The Supreme Court stopped there in Gonzalez — and thus (excepting our response to the dissent) so do we. Extraordinary circumstances within the meaning of Rule 60(b)(6) are a rarity in habeas cases. Id. at 536, 125 S.Ct. 2641. Sheppard has not shown they are present here.

Finally, we make some points in response to our dissenting colleague. First, the dissent seeks largely to relitigate the issués we decided in Sheppard’s last appeal. The Supreme Court denied certiora-ri as to those issues, and we are content to leave things where they stood last time. Second, the dissent is mistaken as to what, exactly, we held in our last appeal. We did not hold, as the dissent asserts throughout its opinion here, that Sheppard’s counsel in state court had been constitutionally ineffective. Instead we held that Sheppard had not been “diligent” for purposes of § 2554(e)(2). Sheppard, 657 F.3d at 343-44. That holding does not even roughly equate to a holding that Sheppard’s counsel was ineffective for purposes of the Sixth Amendment — not least because we had no reason to determine whether Sheppard had shown any prejudice within the meaning of Strickland v. Washington, 466 U.S. 668, 694, 104 S.Ct. 2052, 80 L.Ed.2d 674 (1984). And we would add that the implications of Fox’s and Jones’s testimony in the federal evi-dentiary hearing are not nearly as Copernican as the dissent and Sheppard think they are. See, e.g., Sheppard, 657 F.3d at 344 (“there is no reason to think that testimony given seven years after the relevant events is necessarily more accurate or truthful than testimony given promptly after those events”).

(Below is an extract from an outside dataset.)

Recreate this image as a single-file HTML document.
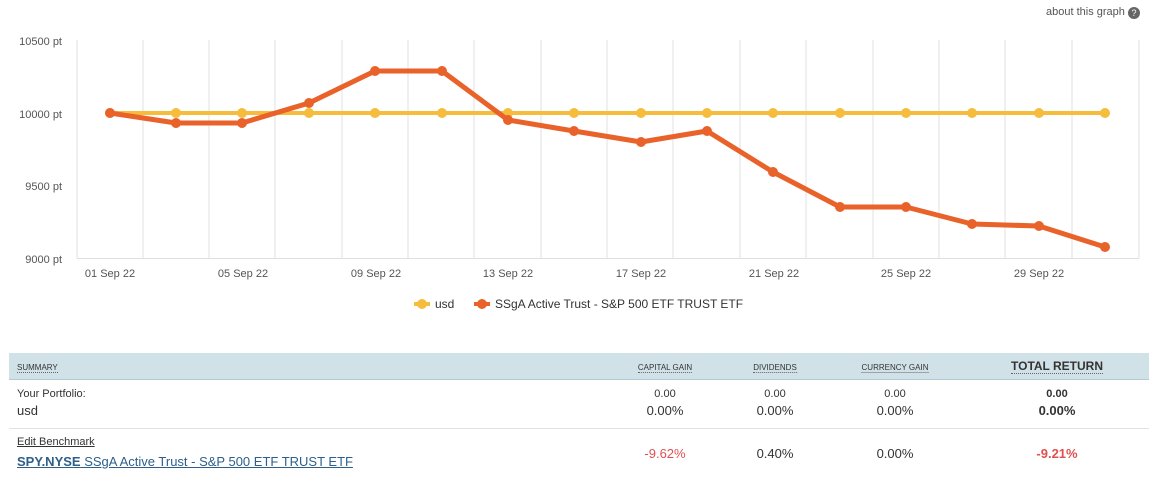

Third, the dissent entirely overlooks that the federal courts have already entered a final judgment denying Sheppard’s petition for habeas relief in this case. And the Supreme Court has made clear — in a death case, no less — that the federal circuit courts must afford that judgment profound respect. See Calderon v. Thompson, 523 U.S. 538, 556, 118 S.Ct. 1489, 140 L.Ed.2d 728 (1998) (“A State’s interests in finality are compelling when a federal court of appeals issues a mandate denying federal habeas relief’).

*822Lastly, Gonzalez is not “irrelevant[,]” Dissent op. at 826, to this case. That case’s profile — a Rule 60(b) appeal seeking to set aside a final judgment in a habeas case on the ground that some new Supreme Court decision is “extraordinary”— is precisely this case’s profile. So of course we are bound to apply Gonzalez here. And it is hardly “contrive[d,]” id. at 827, to apply the Supreme Court’s precedents in habeas cases. Faithfully applied, those precedents make clear that — more than 20 years now after Sheppard murdered Dennis Willhide — Sheppard is not entitled to relitigate his case yet again. * * *

The district court’s January 14, 2013 order denying Sheppard’s Rule 60(b) motion is affirmed.